-------- RECORD EXTRACTS
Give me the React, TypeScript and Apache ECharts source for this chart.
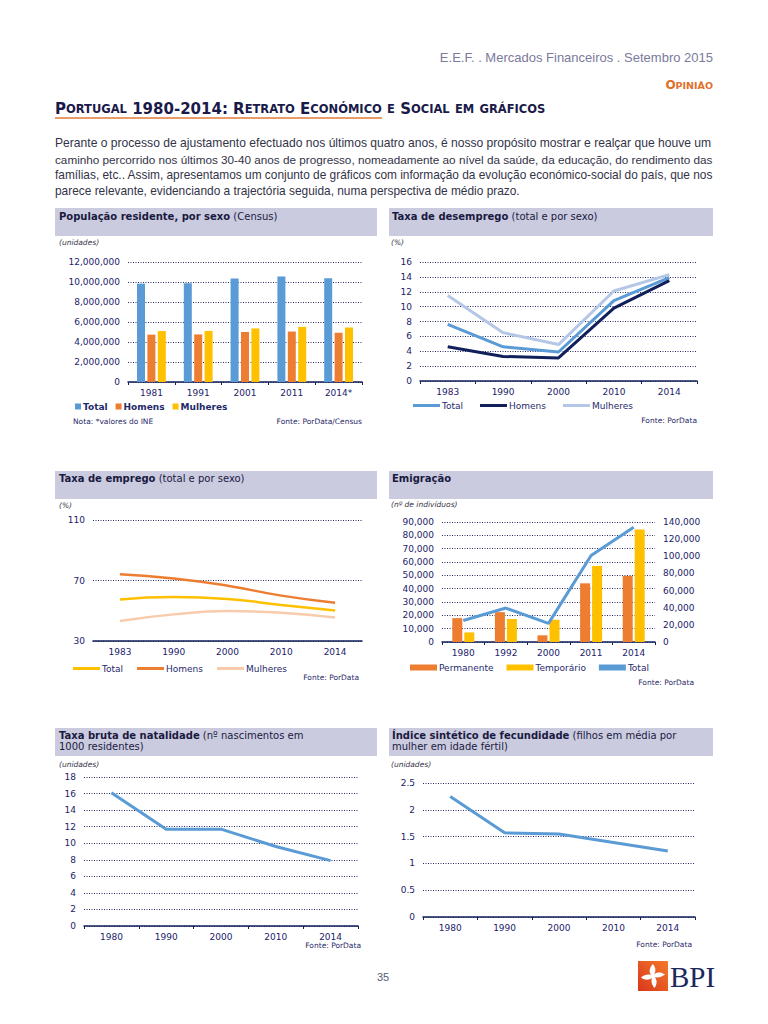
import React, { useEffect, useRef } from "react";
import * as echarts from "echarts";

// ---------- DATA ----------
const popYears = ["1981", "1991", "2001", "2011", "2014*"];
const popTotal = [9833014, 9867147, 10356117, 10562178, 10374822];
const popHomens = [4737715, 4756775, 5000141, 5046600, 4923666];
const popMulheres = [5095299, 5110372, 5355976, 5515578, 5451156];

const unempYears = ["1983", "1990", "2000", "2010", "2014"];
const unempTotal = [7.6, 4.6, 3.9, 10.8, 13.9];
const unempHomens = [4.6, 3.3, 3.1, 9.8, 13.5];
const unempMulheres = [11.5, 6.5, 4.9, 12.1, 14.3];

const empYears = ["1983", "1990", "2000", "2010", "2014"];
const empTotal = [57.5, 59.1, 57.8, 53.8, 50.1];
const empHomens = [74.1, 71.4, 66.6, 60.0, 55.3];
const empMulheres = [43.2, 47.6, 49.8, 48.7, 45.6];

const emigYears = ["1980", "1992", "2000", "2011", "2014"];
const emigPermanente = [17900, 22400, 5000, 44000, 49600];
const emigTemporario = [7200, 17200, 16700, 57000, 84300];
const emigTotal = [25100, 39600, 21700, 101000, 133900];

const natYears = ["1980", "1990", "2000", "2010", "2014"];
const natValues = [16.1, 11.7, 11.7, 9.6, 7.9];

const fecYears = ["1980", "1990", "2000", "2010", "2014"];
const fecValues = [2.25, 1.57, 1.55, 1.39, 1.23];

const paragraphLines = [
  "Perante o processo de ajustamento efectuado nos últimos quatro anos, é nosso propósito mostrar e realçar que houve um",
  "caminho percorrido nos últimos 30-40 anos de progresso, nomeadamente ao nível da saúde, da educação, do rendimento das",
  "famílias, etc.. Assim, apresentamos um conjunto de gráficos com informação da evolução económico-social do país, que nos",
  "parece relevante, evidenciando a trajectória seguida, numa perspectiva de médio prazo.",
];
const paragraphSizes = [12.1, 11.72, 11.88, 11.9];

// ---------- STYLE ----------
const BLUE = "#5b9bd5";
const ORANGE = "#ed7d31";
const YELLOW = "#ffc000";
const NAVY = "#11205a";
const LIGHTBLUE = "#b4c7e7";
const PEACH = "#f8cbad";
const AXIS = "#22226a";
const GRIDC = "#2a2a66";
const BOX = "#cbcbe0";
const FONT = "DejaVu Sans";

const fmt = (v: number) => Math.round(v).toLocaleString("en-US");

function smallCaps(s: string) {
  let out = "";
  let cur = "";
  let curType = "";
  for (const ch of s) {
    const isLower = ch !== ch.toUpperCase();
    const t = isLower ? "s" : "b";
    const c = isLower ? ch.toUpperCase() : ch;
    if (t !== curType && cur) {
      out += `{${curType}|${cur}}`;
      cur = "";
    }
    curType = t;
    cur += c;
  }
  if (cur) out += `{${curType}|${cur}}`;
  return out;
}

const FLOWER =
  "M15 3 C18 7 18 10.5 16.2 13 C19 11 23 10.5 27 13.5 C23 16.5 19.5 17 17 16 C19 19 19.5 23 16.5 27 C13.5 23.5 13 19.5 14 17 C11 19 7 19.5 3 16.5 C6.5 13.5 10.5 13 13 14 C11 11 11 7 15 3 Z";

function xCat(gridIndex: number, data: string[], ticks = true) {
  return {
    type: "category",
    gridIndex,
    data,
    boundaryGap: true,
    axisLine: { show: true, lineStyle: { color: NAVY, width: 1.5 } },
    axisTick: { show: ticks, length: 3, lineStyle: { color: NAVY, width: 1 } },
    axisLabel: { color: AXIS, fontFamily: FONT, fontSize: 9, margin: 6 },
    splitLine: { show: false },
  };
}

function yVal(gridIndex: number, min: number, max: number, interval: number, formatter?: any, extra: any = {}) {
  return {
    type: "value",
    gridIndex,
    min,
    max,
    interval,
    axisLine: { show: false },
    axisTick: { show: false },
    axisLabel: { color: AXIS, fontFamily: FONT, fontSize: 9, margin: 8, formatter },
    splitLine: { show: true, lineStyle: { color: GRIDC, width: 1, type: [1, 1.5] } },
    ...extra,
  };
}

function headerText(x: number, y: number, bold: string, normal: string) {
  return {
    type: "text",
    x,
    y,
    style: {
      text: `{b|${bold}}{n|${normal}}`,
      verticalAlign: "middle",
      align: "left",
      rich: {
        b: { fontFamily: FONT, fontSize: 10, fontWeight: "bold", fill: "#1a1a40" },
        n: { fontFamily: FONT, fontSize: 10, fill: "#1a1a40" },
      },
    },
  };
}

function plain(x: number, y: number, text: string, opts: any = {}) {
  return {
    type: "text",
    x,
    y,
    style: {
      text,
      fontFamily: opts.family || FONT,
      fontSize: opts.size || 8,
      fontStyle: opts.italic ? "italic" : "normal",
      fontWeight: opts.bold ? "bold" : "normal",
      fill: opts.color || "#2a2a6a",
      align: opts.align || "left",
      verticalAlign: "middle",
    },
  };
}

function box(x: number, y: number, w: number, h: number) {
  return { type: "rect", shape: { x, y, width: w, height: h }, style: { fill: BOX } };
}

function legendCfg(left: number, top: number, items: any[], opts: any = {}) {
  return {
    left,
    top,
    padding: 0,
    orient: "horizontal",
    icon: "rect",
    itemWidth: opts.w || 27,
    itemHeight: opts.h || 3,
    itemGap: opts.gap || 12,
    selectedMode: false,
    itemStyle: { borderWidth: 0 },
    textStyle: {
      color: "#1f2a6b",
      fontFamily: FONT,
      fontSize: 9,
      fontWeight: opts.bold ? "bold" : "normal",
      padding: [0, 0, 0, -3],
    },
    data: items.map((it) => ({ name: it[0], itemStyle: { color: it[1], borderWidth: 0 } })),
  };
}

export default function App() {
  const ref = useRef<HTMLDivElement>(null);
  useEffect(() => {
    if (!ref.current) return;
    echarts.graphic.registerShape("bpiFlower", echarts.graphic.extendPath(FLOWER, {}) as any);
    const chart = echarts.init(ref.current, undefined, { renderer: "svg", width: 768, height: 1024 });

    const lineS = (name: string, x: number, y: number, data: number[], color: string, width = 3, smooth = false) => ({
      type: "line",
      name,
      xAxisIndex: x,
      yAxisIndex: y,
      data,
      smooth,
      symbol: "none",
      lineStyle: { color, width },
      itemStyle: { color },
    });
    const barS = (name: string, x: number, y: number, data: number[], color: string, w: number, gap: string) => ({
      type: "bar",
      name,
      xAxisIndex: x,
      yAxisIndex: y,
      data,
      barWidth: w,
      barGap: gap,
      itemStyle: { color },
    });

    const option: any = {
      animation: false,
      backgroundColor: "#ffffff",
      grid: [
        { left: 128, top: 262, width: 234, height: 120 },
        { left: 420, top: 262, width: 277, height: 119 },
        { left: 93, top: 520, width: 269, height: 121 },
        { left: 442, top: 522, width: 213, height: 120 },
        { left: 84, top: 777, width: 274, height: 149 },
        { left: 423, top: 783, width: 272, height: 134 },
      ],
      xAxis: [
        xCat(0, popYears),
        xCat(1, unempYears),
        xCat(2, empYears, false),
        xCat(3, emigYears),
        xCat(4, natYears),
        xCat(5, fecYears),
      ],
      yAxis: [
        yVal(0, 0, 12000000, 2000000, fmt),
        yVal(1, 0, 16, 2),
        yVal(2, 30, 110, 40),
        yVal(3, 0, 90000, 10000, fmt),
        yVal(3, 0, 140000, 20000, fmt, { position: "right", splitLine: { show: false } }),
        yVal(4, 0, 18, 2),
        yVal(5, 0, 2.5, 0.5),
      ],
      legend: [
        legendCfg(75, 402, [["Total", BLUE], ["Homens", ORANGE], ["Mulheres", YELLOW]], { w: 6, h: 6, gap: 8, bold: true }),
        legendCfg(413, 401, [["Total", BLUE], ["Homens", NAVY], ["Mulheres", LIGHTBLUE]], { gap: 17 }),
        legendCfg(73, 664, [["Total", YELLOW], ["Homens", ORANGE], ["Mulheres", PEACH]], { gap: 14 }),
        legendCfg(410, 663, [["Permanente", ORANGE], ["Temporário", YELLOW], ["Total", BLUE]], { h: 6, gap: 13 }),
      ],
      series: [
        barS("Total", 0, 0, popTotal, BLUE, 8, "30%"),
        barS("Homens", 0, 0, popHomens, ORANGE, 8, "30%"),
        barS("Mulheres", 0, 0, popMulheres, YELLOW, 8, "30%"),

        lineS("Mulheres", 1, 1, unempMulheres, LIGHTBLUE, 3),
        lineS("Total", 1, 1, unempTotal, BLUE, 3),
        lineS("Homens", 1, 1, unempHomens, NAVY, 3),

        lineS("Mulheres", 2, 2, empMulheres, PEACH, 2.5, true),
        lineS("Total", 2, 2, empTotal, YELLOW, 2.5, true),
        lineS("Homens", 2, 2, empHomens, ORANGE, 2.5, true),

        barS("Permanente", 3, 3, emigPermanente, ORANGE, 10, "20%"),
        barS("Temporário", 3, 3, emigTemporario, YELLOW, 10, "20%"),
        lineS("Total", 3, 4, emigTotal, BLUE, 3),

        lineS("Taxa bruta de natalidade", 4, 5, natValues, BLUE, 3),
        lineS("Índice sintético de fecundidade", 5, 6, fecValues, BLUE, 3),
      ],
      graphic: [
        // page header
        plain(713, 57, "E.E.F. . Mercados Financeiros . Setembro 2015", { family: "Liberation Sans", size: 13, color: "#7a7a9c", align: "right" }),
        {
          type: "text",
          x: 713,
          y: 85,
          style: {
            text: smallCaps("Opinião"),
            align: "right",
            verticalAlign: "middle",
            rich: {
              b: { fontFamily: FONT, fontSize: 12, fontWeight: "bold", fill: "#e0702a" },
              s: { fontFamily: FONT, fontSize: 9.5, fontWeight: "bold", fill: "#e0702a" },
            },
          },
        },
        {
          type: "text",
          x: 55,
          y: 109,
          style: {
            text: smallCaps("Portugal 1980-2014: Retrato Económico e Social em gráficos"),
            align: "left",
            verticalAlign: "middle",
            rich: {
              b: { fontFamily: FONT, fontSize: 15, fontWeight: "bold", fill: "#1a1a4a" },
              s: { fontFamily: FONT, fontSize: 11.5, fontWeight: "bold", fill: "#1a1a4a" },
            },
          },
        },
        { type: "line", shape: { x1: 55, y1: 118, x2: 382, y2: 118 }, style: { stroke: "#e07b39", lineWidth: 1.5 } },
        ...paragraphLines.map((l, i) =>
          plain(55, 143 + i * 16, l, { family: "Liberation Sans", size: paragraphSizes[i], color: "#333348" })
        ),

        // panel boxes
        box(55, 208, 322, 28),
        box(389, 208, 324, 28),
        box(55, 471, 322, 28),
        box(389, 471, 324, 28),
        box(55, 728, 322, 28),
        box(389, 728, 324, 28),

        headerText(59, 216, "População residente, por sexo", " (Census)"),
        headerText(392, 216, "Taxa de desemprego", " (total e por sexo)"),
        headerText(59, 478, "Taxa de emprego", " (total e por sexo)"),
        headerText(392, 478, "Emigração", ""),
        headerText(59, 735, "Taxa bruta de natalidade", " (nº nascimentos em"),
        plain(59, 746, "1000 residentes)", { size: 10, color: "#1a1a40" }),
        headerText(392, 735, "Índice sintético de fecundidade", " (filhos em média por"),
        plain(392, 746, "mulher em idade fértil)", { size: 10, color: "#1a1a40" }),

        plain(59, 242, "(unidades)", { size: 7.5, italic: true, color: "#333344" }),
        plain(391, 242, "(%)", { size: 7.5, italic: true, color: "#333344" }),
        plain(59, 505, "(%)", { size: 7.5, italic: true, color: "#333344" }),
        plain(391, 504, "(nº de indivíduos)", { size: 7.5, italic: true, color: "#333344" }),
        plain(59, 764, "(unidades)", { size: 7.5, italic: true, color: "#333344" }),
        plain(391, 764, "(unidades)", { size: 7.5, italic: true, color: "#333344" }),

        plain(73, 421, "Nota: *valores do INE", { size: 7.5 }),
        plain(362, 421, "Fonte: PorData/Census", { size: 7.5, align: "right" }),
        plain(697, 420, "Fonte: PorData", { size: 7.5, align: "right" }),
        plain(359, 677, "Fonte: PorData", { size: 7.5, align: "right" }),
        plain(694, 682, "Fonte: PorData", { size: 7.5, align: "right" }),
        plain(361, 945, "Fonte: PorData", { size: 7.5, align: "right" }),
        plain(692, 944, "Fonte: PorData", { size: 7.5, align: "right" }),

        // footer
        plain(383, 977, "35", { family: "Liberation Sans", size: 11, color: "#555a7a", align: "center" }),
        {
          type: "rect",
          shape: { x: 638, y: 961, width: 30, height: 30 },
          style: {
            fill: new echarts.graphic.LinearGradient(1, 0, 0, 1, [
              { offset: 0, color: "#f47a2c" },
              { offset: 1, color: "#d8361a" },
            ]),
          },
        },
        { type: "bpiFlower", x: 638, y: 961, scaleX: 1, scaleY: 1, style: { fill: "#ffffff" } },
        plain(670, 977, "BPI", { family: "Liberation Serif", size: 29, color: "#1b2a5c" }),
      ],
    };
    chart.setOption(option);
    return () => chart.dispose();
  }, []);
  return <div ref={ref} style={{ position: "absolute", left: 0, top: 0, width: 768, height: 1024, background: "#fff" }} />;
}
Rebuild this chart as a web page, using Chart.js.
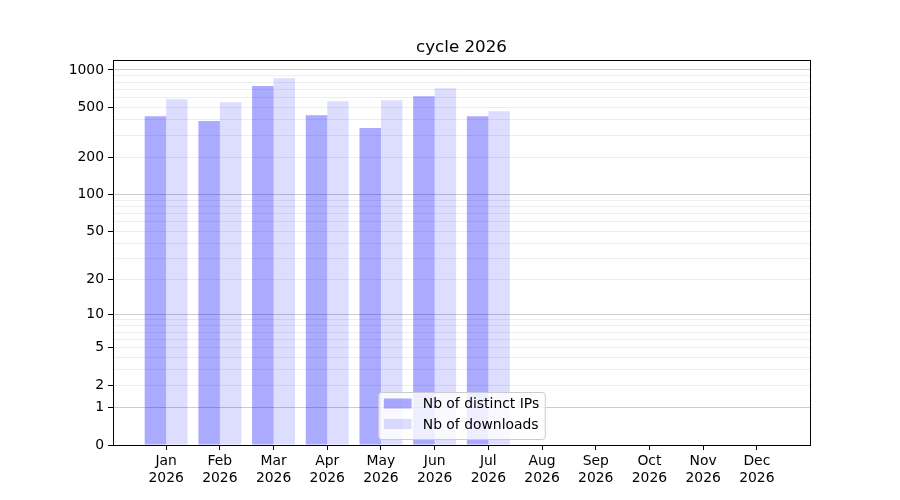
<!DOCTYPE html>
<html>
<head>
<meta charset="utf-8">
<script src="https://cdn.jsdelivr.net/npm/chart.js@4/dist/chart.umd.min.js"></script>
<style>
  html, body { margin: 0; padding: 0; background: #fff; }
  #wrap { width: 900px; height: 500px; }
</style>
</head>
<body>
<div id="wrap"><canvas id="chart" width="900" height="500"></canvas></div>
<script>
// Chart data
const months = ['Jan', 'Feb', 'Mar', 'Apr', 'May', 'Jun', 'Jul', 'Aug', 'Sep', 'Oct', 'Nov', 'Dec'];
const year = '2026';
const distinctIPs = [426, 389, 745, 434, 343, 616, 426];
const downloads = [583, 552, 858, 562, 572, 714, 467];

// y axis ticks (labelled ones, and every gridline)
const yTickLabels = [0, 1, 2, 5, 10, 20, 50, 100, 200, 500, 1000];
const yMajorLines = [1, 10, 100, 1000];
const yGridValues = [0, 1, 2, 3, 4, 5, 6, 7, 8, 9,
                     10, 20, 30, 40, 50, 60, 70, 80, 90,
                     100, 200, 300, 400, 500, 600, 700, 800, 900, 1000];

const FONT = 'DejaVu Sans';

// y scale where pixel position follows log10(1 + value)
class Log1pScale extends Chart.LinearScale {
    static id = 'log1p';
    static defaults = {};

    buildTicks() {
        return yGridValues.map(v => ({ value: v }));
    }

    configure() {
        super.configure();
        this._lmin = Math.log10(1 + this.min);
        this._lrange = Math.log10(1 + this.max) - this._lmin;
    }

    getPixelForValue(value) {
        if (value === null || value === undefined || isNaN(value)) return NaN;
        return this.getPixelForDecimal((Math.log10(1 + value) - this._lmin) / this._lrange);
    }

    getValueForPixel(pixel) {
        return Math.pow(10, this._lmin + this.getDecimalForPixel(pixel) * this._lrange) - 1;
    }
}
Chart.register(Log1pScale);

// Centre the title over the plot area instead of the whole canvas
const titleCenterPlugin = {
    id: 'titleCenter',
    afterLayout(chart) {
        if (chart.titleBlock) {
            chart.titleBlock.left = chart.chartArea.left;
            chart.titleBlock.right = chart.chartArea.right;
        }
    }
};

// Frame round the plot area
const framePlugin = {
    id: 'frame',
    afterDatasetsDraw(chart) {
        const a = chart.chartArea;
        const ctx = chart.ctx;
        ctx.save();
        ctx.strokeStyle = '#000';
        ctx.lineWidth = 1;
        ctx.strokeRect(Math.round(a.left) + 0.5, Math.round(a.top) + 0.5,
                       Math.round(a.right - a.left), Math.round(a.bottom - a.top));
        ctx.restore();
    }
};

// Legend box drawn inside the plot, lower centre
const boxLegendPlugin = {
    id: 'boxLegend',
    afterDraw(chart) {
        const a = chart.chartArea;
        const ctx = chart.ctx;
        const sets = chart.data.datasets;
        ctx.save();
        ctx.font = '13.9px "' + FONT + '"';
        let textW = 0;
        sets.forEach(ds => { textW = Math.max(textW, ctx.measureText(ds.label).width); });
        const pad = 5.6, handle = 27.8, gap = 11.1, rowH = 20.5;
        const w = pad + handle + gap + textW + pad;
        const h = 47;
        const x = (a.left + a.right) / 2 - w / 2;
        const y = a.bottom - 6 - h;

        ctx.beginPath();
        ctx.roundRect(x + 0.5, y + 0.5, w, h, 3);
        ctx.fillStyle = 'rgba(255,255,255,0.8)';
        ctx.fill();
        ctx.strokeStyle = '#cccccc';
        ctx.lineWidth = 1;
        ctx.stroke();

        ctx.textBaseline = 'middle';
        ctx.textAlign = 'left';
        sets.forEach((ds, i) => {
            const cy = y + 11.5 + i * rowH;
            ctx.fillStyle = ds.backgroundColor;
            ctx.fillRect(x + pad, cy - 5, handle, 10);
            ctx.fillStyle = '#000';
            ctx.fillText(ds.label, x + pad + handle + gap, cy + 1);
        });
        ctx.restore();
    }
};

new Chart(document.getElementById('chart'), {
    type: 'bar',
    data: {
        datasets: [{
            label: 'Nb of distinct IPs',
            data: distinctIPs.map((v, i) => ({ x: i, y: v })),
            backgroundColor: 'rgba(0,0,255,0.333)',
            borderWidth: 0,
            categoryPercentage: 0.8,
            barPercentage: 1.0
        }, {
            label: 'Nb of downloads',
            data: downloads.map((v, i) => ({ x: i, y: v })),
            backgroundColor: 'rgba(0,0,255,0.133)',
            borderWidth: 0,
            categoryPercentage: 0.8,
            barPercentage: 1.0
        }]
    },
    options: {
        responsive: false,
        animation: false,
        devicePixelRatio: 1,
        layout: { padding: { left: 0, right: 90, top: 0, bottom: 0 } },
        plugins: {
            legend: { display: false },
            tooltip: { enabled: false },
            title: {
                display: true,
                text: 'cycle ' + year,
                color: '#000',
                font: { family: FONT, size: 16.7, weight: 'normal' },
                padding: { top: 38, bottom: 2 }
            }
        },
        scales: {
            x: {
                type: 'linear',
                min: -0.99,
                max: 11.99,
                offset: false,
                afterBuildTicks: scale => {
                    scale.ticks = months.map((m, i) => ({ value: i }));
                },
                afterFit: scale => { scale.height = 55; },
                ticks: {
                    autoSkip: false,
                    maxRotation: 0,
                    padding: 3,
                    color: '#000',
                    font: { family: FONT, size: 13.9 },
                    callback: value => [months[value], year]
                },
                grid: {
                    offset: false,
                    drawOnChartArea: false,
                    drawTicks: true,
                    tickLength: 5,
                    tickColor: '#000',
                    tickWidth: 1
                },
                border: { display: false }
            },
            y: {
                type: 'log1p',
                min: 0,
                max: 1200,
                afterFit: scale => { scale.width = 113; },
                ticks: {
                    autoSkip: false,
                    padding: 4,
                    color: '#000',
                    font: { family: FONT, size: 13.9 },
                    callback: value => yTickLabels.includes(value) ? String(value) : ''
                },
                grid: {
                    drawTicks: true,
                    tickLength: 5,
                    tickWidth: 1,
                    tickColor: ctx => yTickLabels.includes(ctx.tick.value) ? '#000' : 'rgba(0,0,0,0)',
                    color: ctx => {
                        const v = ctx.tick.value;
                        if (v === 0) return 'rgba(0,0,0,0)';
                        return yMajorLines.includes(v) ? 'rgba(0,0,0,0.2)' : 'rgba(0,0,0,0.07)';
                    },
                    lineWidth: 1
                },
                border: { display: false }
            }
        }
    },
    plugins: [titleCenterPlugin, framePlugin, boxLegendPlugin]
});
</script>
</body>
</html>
----------------
▶ [WORK REQUIRED]: Above are the records. Copy word for word only their lines from the one holding "Rebuild this chart" through the one holding "const downloads = [583, 552, 858, 562, 572, 714, 467];", both included, and skip the images.

▶ [FINAL RESULT]:
Rebuild this chart as a web page, using Chart.js.
<!DOCTYPE html>
<html>
<head>
<meta charset="utf-8">
<script src="https://cdn.jsdelivr.net/npm/chart.js@4/dist/chart.umd.min.js"></script>
<style>
  html, body { margin: 0; padding: 0; background: #fff; }
  #wrap { width: 900px; height: 500px; }
</style>
</head>
<body>
<div id="wrap"><canvas id="chart" width="900" height="500"></canvas></div>
<script>
// Chart data
const months = ['Jan', 'Feb', 'Mar', 'Apr', 'May', 'Jun', 'Jul', 'Aug', 'Sep', 'Oct', 'Nov', 'Dec'];
const year = '2026';
const distinctIPs = [426, 389, 745, 434, 343, 616, 426];
const downloads = [583, 552, 858, 562, 572, 714, 467];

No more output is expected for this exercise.